TASK PROMPT -
Write out the listing, please, but only from its first line through the line containing "const xTicks = [0, 1000, 2000, 3000, 4000];", exactly as given and without pictures.

MATERIAL -
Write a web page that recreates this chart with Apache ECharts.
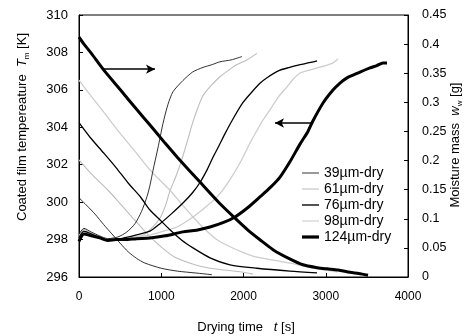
<!DOCTYPE html>
<html>
<head>
<meta charset="utf-8">
<script src="https://cdn.jsdelivr.net/npm/echarts@6/dist/echarts.min.js"></script>
<style>
html,body{margin:0;padding:0;background:#fff;}
#chart{width:470px;height:336px;}
</style>
</head>
<body>
<div id="chart"></div>
<script>
// ---- Data ----
const seriesNames = ['39µm-dry', '61µm-dry', '76µm-dry', '98µm-dry', '124µm-dry'];
const xTicks = [0, 1000, 2000, 3000, 4000];

// Temperature curves (left axis, K)
const tT39 = [0, 60, 150, 250, 350, 474, 580, 681, 760, 827, 863, 900, 960, 1021, 1080, 1143, 1264, 1380, 1508, 1620, 1714, 1850, 1982];
const T39  = [298.3, 298.6, 298.4, 298.2, 298.05, 298.14, 298.4, 298.85, 299.5, 300.3, 300.9, 301.7, 302.9, 304.2, 305.2, 305.9, 306.5, 306.95, 307.2, 307.35, 307.5, 307.6, 307.78];

const tT61 = [0, 60, 150, 250, 350, 450, 560, 660, 766, 880, 985, 1050, 1106, 1180, 1252, 1320, 1386, 1450, 1508, 1600, 1714, 1820, 1921, 2040, 2164];
const T61  = [298.2, 298.55, 298.35, 298.15, 298.0, 298.0, 298.05, 298.1, 298.2, 298.6, 299.15, 299.8, 300.6, 301.4, 302.3, 303.3, 304.3, 305.1, 305.7, 306.2, 306.7, 307.05, 307.35, 307.6, 307.95];

const tT76 = [0, 60, 150, 250, 350, 450, 560, 700, 863, 985, 1130, 1264, 1380, 1471, 1560, 1629, 1700, 1780, 1860, 1990, 2115, 2200, 2286, 2444, 2560, 2687, 2800, 2894];
const T76  = [298.1, 298.45, 298.3, 298.1, 297.95, 298.0, 298.1, 298.25, 298.45, 298.85, 299.4, 299.95, 300.5, 301.05, 301.75, 302.4, 303.0, 303.7, 304.35, 305.3, 305.95, 306.35, 306.65, 307.05, 307.2, 307.35, 307.45, 307.55];

const tT98 = [0, 60, 150, 250, 350, 450, 560, 700, 863, 1030, 1191, 1386, 1530, 1678, 1820, 1957, 2079, 2160, 2237, 2322, 2420, 2529, 2600, 2687, 2800, 2894, 3000, 3088, 3149];
const T98  = [298.0, 298.4, 298.3, 298.1, 298.0, 297.95, 298.05, 298.15, 298.24, 298.45, 298.67, 299.21, 299.7, 300.28, 301.1, 302.09, 303.16, 303.8, 304.39, 304.93, 305.6, 306.16, 306.55, 306.9, 307.05, 307.17, 307.3, 307.44, 307.65];

const tT124 = [0, 60, 150, 250, 350, 450, 560, 700, 863, 1050, 1264, 1430, 1593, 1750, 1897, 2050, 2200, 2330, 2444, 2570, 2687, 2780, 2845, 2967, 3088, 3170, 3258, 3340, 3416, 3538, 3620, 3696, 3745];
const T124  = [297.9, 298.3, 298.2, 298.1, 297.95, 298.0, 298.0, 298.05, 298.08, 298.2, 298.41, 298.5, 298.67, 298.9, 299.21, 299.7, 300.28, 300.8, 301.34, 302.2, 303.1, 303.75, 304.35, 305.3, 305.99, 306.35, 306.64, 306.8, 306.95, 307.17, 307.3, 307.44, 307.44];

// Moisture mass curves (right axis, g)
const tW39 = [0, 100, 195, 300, 400, 500, 600, 700, 800, 1000, 1200, 1410, 1617];
const W39  = [0.136, 0.122, 0.108, 0.090, 0.074, 0.058, 0.043, 0.032, 0.024, 0.015, 0.010, 0.007, 0.004];

const tW61 = [0, 150, 353, 500, 644, 780, 888, 1030, 1167, 1410, 1593, 1957, 2115];
const W61  = [0.201, 0.177, 0.149, 0.126, 0.103, 0.082, 0.066, 0.048, 0.034, 0.021, 0.015, 0.009, 0.005];

const tW76 = [0, 134, 300, 450, 600, 750, 863, 1000, 1106, 1250, 1386, 1593, 1836, 2164, 2565, 2894];
const W76  = [0.265, 0.240, 0.213, 0.188, 0.161, 0.137, 0.115, 0.096, 0.081, 0.063, 0.050, 0.033, 0.021, 0.015, 0.010, 0.007];

const tW98 = [0, 140, 280, 498, 657, 863, 1000, 1106, 1250, 1386, 1530, 1678, 1836, 2000, 2164, 2400, 2565, 2869, 3137];
const W98  = [0.338, 0.312, 0.287, 0.247, 0.220, 0.184, 0.164, 0.149, 0.125, 0.103, 0.082, 0.064, 0.052, 0.042, 0.034, 0.028, 0.024, 0.015, 0.009];

const tW124 = [0, 60, 150, 292, 500, 700, 863, 1046, 1200, 1471, 1700, 1897, 2050, 2200, 2359, 2550, 2723, 2900, 3015, 3150, 3295, 3400, 3514];
const W124  = [0.412, 0.400, 0.384, 0.357, 0.322, 0.288, 0.261, 0.230, 0.205, 0.163, 0.128, 0.101, 0.081, 0.064, 0.047, 0.032, 0.021, 0.016, 0.014, 0.012, 0.008, 0.006, 0.003];

// Annotation arrows (data coordinates)
const arrowMoist = [[292, 0.357], [924, 0.357]];   // points right -> moisture axis
const arrowTemp  = [[2845, 304.23], [2383, 304.23]]; // points left -> temperature axis

// ---- Build chart ----
const zip = (a, b) => a.map((v, i) => [v, b[i]]);
const styles = {
  '39µm-dry':  {color: '#1a1a1a', width: 0.9, legend: '#555555', icon: 'path://M0,0H100V7H0Z'},
  '61µm-dry':  {color: '#bdbdbd', width: 1.1, legend: '#c4c4c4', icon: 'path://M0,0H100V7H0Z'},
  '76µm-dry':  {color: '#000000', width: 1.3, legend: '#000000', icon: 'path://M0,0H100V8H0Z'},
  '98µm-dry':  {color: '#cdcdcd', width: 1.3, legend: '#d6d6d6', icon: 'path://M0,0H100V8H0Z'},
  '124µm-dry': {color: '#000000', width: 3,   legend: '#000000', icon: 'path://M0,0H100V19H0Z'}
};
const tempData = {
  '39µm-dry': zip(tT39, T39), '61µm-dry': zip(tT61, T61), '76µm-dry': zip(tT76, T76),
  '98µm-dry': zip(tT98, T98), '124µm-dry': zip(tT124, T124)
};
const moistData = {
  '39µm-dry': zip(tW39, W39), '61µm-dry': zip(tW61, W61), '76µm-dry': zip(tW76, W76),
  '98µm-dry': zip(tW98, W98), '124µm-dry': zip(tW124, W124)
};

const FONT = 'Liberation Sans, Arial, sans-serif';
const series = [];
const drawOrder = ['61µm-dry', '98µm-dry', '39µm-dry', '76µm-dry', '124µm-dry'];
drawOrder.forEach(name => {
  const st = styles[name];
  const common = {
    name, type: 'line', showSymbol: false, symbol: 'none', smooth: 0.25,
    color: st.color, lineStyle: {color: st.color, width: st.width},
    animation: false, silent: true, z: name === '124µm-dry' ? 5 : 3
  };
  const tS = Object.assign({}, common, {yAxisIndex: 0, data: tempData[name]});
  const mS = Object.assign({}, common, {yAxisIndex: 1, data: moistData[name]});
  if (name === '124µm-dry') {
    const ml = (pts) => ({
      silent: true, symbol: ['none', 'arrow'], symbolSize: [7, 9],
      lineStyle: {color: '#000', width: 1.6, type: 'solid'},
      label: {show: false}, emphasis: {disabled: true},
      data: [[{coord: pts[0]}, {coord: pts[1]}]]
    });
    tS.markLine = ml(arrowTemp);
    mS.markLine = ml(arrowMoist);
  }
  series.push(tS, mS);
});

const chart = echarts.init(document.getElementById('chart'), null, {renderer: 'canvas'});
chart.setOption({
  animation: false,
  backgroundColor: '#fff',
  textStyle: {fontFamily: FONT, color: '#000'},
  grid: {left: 79, right: 62, top: 15, bottom: 59, show: true, borderColor: '#000', borderWidth: 1, backgroundColor: 'transparent'},
  legend: {
    data: seriesNames.map(n => ({name: n, icon: styles[n].icon, itemStyle: {color: styles[n].legend}})),
    orient: 'vertical', left: 302, top: 166,
    itemWidth: 17, itemHeight: 14, itemGap: 2, padding: 0,
    textStyle: {fontFamily: FONT, fontSize: 14, color: '#000'},
    selectedMode: false
  },
  xAxis: {
    type: 'value', min: xTicks[0], max: xTicks[xTicks.length - 1], interval: 1000,
    axisLine: {lineStyle: {color: '#000', width: 1}},
    axisTick: {inside: true, length: 4, lineStyle: {color: '#000'}},
    axisLabel: {fontSize: 12, color: '#000', margin: 14, fontFamily: FONT, formatter: v => String(v)},
    splitLine: {show: false}
  },
  yAxis: [
    {
      type: 'value', min: 296, max: 310, interval: 2, position: 'left',
      axisLine: {show: true, lineStyle: {color: '#000', width: 1}},
      axisTick: {show: true, inside: true, length: 4, lineStyle: {color: '#000'}},
      axisLabel: {fontSize: 13, color: '#000', margin: 11, fontFamily: FONT, formatter: v => String(v)},
      splitLine: {show: false}
    },
    {
      type: 'value', min: 0, max: 0.45, interval: 0.05, position: 'right',
      axisLine: {show: true, lineStyle: {color: '#000', width: 1}},
      axisTick: {show: true, inside: true, length: 4, lineStyle: {color: '#000'}},
      axisLabel: {fontSize: 12.5, color: '#000', margin: 14, fontFamily: FONT,
        formatter: v => String(Math.round(v * 100) / 100)},
      splitLine: {show: false}
    }
  ],
  graphic: [
    {
      type: 'text', x: 22, y: 127, rotation: Math.PI / 2, silent: true,
      style: {
        text: '{a|Coated film tempereature  }{i|T}{s|m}{a| [K]}',
        align: 'center', verticalAlign: 'middle', fill: '#000', fontFamily: FONT, fontSize: 13,
        rich: {
          a: {fontSize: 13, fontFamily: FONT, lineHeight: 18, verticalAlign: 'middle'},
          i: {fontSize: 13, fontFamily: FONT, fontStyle: 'italic', lineHeight: 18, verticalAlign: 'middle'},
          s: {fontSize: 8, fontFamily: FONT, lineHeight: 18, verticalAlign: 'bottom'}
        }
      }
    },
    {
      type: 'text', x: 455, y: 145, rotation: Math.PI / 2, silent: true,
      style: {
        text: '{a|Moisture mass  }{i|w}{s|w}{a| [g]}',
        align: 'center', verticalAlign: 'middle', fill: '#000', fontFamily: FONT, fontSize: 13,
        rich: {
          a: {fontSize: 13, fontFamily: FONT, lineHeight: 18, verticalAlign: 'middle'},
          i: {fontSize: 13, fontFamily: FONT, fontStyle: 'italic', lineHeight: 18, verticalAlign: 'middle'},
          s: {fontSize: 8, fontFamily: FONT, lineHeight: 18, verticalAlign: 'bottom'}
        }
      }
    },
    {
      type: 'text', x: 246, y: 327, silent: true,
      style: {
        text: '{a|Drying time   }{i|t}{a| [s]}',
        align: 'center', verticalAlign: 'middle', fill: '#000', fontFamily: FONT, fontSize: 13,
        rich: {
          a: {fontSize: 13, fontFamily: FONT},
          i: {fontSize: 13, fontFamily: FONT, fontStyle: 'italic'}
        }
      }
    }
  ],
  series
});
</script>
</body>
</html>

ANSWER TO THE TASK -
Write a web page that recreates this chart with Apache ECharts.
<!DOCTYPE html>
<html>
<head>
<meta charset="utf-8">
<script src="https://cdn.jsdelivr.net/npm/echarts@6/dist/echarts.min.js"></script>
<style>
html,body{margin:0;padding:0;background:#fff;}
#chart{width:470px;height:336px;}
</style>
</head>
<body>
<div id="chart"></div>
<script>
// ---- Data ----
const seriesNames = ['39µm-dry', '61µm-dry', '76µm-dry', '98µm-dry', '124µm-dry'];
const xTicks = [0, 1000, 2000, 3000, 4000];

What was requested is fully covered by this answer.